Jar Weights: After my fermenting session with Owen, I was thinking about fermentation weights and the impracticality of the glass weights that came in the fermentation kit I gave Owen for Christmas. Or at least they seemed impractical to me. They fit in the jars, but as a single piece, nearly the width of the wide mouth jar, they seemed like they may be difficult to remove, at least to someone with arthritic hands like myself. I wondered if anyone made weights for mason jars that were like the weights that are made for crocks -- in two pieces. Lo and behold there are such brilliant people in the world. I love these. I haven't used them yet, but garden season, and fermenting season will soon be upon us.
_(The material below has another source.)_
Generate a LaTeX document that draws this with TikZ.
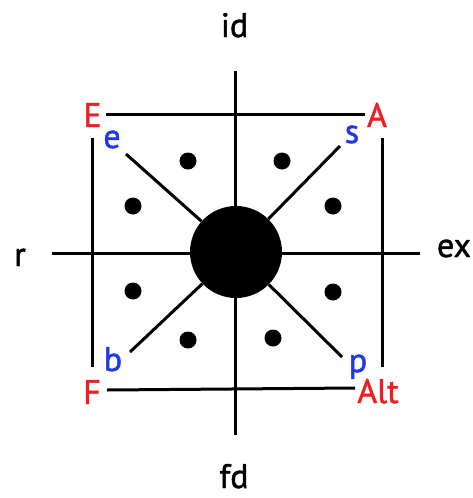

Yarn and Knitting: I now have two cardigans in process. Yes, I started something new and relatively mindless, something suitable for tired evenings and post-anesthesia mental fog. And even though I am supposed to be knitting down the stash, which I am, more yarn arrived. In the April box from L'Atelier were the yarns to finally start my blanket squares. Those are the yellow and green yarns at the top of the photo. More amazing to me were the yarns that came for a new sweater project, the variegated yarn and the three yarns right around it. Notice how perfectly they coordinate with the current stripe in the sweater I was knitting as I attended the zoom and opened the box, with the blue and wine yarns. Of course I will not be wearing these garments together, but they are my happy colors, the colors of this moment in my heart. I don't have a picture of the sweater, or I would show you, but for me, the idea for a garment always starts with the yarn, with the color, or with the fabric if I am sewing. I never start out thinking "I need this dress", I start out with "oooh isn't that lovely, what does it want to be?" Of course my wardrobe could use some specific item-oriented planning as well. But that is not today's topic.
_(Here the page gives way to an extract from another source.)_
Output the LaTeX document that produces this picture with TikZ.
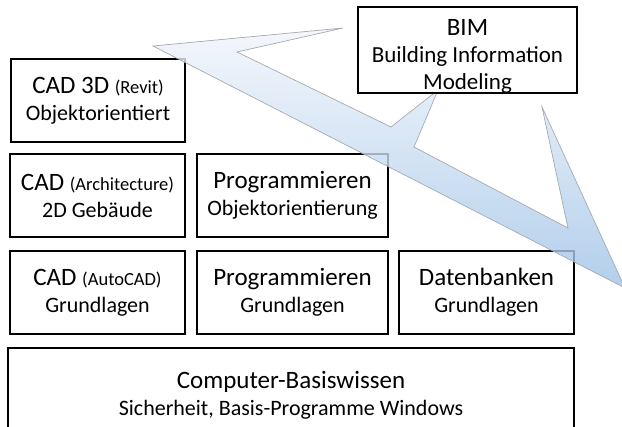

Mirror Reflections: I continue to be fascinated by reflections in this rolled glass mirror, which was admittedly placed in the hall to reflect the light, not for photography sessions. But still, but there is something specific about the lack of clarity, the breaking up of the image into separate panes, the reminder that everything we present to the world is exactly that, a shifting mask. Oh, I should stop philosophizing. Even though I need a mirror where I can take good photos, especially as I start sewing and fitting, I still think I prefer the vague. This mirror reminds me of fog, something else I love, and the way it shifts our perceptions of the world around us.
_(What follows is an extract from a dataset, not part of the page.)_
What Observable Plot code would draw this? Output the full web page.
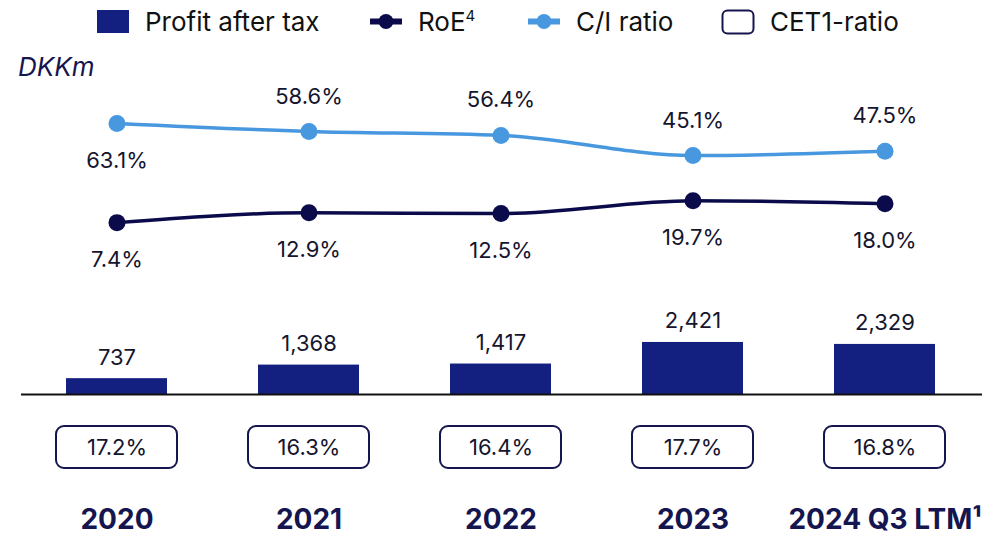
<!DOCTYPE html>
<html><head><meta charset="utf-8">
<script src="https://cdn.jsdelivr.net/npm/d3@7"></script>
<script src="https://cdn.jsdelivr.net/npm/@observablehq/plot@0.6"></script>
<style>
body{margin:0;width:998px;height:538px;position:relative;background:#fff;font-family:Inter,"Noto Sans",sans-serif;overflow:hidden}
.abs{position:absolute;left:0}
#legend text{font-family:Inter,sans-serif;font-size:26px;fill:#111}
</style></head><body>
<svg id="legend" class="abs" style="top:0" width="998" height="46">
  <rect x="97" y="10" width="32" height="23" fill="#13207f"></rect>
  <text x="145" y="31">Profit after tax</text>
  <line x1="370" x2="402" y1="21.5" y2="21.5" stroke="#0b0b4b" stroke-width="6"></line>
  <circle cx="386" cy="21.5" r="7.5" fill="#0b0b4b"></circle>
  <text x="418" y="31">RoE<tspan dy="-10" font-size="15">4</tspan></text>
  <line x1="528" x2="560" y1="21.5" y2="21.5" stroke="#4898e0" stroke-width="6"></line>
  <circle cx="544" cy="21.5" r="7.5" fill="#4898e0"></circle>
  <text x="576" y="31">C/I ratio</text>
  <rect x="722.5" y="10.5" width="31" height="23" rx="5" fill="#fff" stroke="#15154f" stroke-width="2"></rect>
  <text x="770" y="31">CET1-ratio</text>
</svg>
<div class="abs" style="left:18px;top:51px;font-style:italic;font-size:26px;color:#15154f">DKKm</div>
<div id="lines" class="abs" style="top:80px"></div>
<div id="bars" class="abs" style="top:280px"></div>
<div id="cet" class="abs" style="top:425px"></div>
<script>
const years = ["2020", "2021", "2022", "2023", "2024 Q3 LTM¹"];
const profit = [737, 1368, 1417, 2421, 2329];
const roe = [7.4, 12.9, 12.5, 19.7, 18.0];
const ci = [63.1, 58.6, 56.4, 45.1, 47.5];
const cet1 = [17.2, 16.3, 16.4, 17.7, 16.8];

const BAR = "#13207f", ROE = "#0b0b4b", CI = "#4898e0", NAVY = "#15154f", TXT = "#15152e";
const pct = v => v.toFixed(1) + "%";
const xScale = {type: "band", domain: years, paddingInner: 0.474, paddingOuter: 0, axis: null};
const common = {width: 998, marginLeft: 66, marginRight: 63, style: {fontFamily: "Inter, sans-serif", background: "transparent", overflow: "visible"}};

const ciData = years.map((y, i) => ({year: y, v: ci[i], i}));
const roeData = years.map((y, i) => ({year: y, v: roe[i], i}));
const profitData = years.map((y, i) => ({year: y, v: profit[i]}));
const cetData = years.map((y, i) => ({year: y, v: cet1[i]}));

const lines = Plot.plot({
  ...common, height: 200, marginTop: 30.7, marginBottom: 44.7,
  x: xScale, y: {domain: [0, 70], axis: null},
  marks: [
    Plot.lineY(ciData, {x: "year", y: "v", stroke: CI, strokeWidth: 3.5, curve: "monotone-x"}),
    Plot.dot(ciData, {x: "year", y: "v", r: 8.5, fill: CI}),
    Plot.lineY(roeData, {x: "year", y: "v", stroke: ROE, strokeWidth: 3.5, curve: "monotone-x"}),
    Plot.dot(roeData, {x: "year", y: "v", r: 8.5, fill: ROE}),
    Plot.text(ciData, {filter: d => d.i > 0, x: "year", y: "v", text: d => pct(d.v), dy: -35, fontSize: 22, fill: TXT}),
    Plot.text(ciData, {filter: d => d.i === 0, x: "year", y: "v", text: d => pct(d.v), dy: 37, fontSize: 22, fill: TXT}),
    Plot.text(roeData, {x: "year", y: "v", text: d => pct(d.v), dy: 37, fontSize: 22, fill: TXT})
  ]
});
document.getElementById("lines").append(lines);

const bars = Plot.plot({
  ...common, height: 258, marginTop: 49.5, marginBottom: 144,
  x: xScale, y: {domain: [0, 3000], axis: null},
  marks: [
    Plot.barY(profitData, {x: "year", y: "v", fill: BAR}),
    Plot.ruleY([0], {stroke: "#111", strokeWidth: 2, insetLeft: -45, insetRight: -47}),
    Plot.text(profitData, {x: "year", y: "v", text: d => d3.format(",")(d.v), dy: -21, fontSize: 22, fill: TXT})
  ]
});
document.getElementById("bars").append(bars);

const cet = Plot.plot({
  ...common, height: 113, marginTop: 1, marginBottom: 70,
  x: {...xScale, axis: null},
  marks: [
    Plot.cell(cetData, {x: "year", fill: "#fff", stroke: NAVY, strokeWidth: 2, rx: 8, insetLeft: -10, insetRight: -10}),
    Plot.text(cetData, {x: "year", text: d => pct(d.v), frameAnchor: "middle", fontSize: 22, fill: TXT}),
    Plot.axisX({tickSize: 0, tickPadding: 41, fontSize: 28, fontWeight: "bold", fill: NAVY, label: null})
  ]
});
document.getElementById("cet").append(cet);
</script>
</body></html>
Friends, Flowers, Impromptu Moments: Flowers, dropped off by a talented friend. Wine and conversation with other friends. The impromptu note. A new favorite cracker. A prayer. A silly text GIF. It is our community that sustains us, soothes us, strengthens us, each according to his or her own gifts and focus. I am constantly surprised. I think that is what I wish for, to be constantly surprised by people, by life, by the good that surrounds us, often untapped.